Right-click on the output port of the
Projection node and then click on
Create Data Target:
This should create an output port in the transformation editor that you can later use within the first level graph:
With that we have finished defining the transformation logic. Let's now switch back to the first level of the graph by clicking on the "<" icon and then continue with the last step.

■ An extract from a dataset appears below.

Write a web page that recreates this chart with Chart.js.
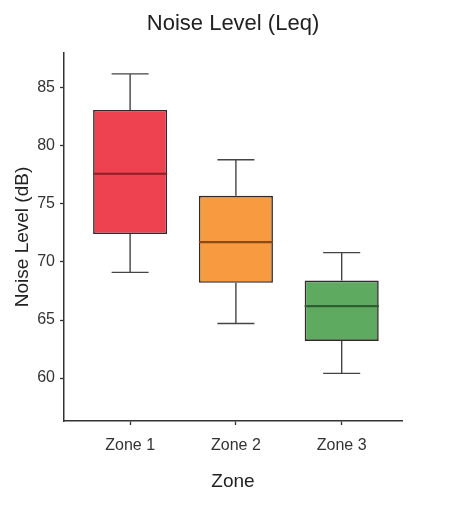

Write the enriched data as Parquet to Amazon S3
In the last step, we will write the results back to Amazon S3 using a different file format, which is Parquet. For this, we add a
Structured File Producer operator to the same graph an connect it with the output port of the
Data Transform operator:
Open the
Configuration of the
Structured File Producer and choose a
Storage Type (
S3 in this case):
Choose an existing
Connection ID (S3TEST in this example):
Provide a meaningful
target file name, e.g.
enriched_product_reviews.parquet and choose
PARQUET as
Format:
Add a
Graph Terminator operator to the graph and connect it with the
Structured File Producer. The Graph Terminator will stop the execution of the graph automatically once the Parquet file is created:
That's it, let's now
Save the graph and click on
Run.
Wait until the graph switches into
Running and
Completed state:
Inspect the results:
After the graph execution has completed, you can use the Metadata Explorer application to inspect the written Parquet file:
In there you should see, that the product reviews have been enriched with product master data such as the product name, description and price and there should only be product reviews with country code equal to 'DE'.
That's actually it, as simple as that :-).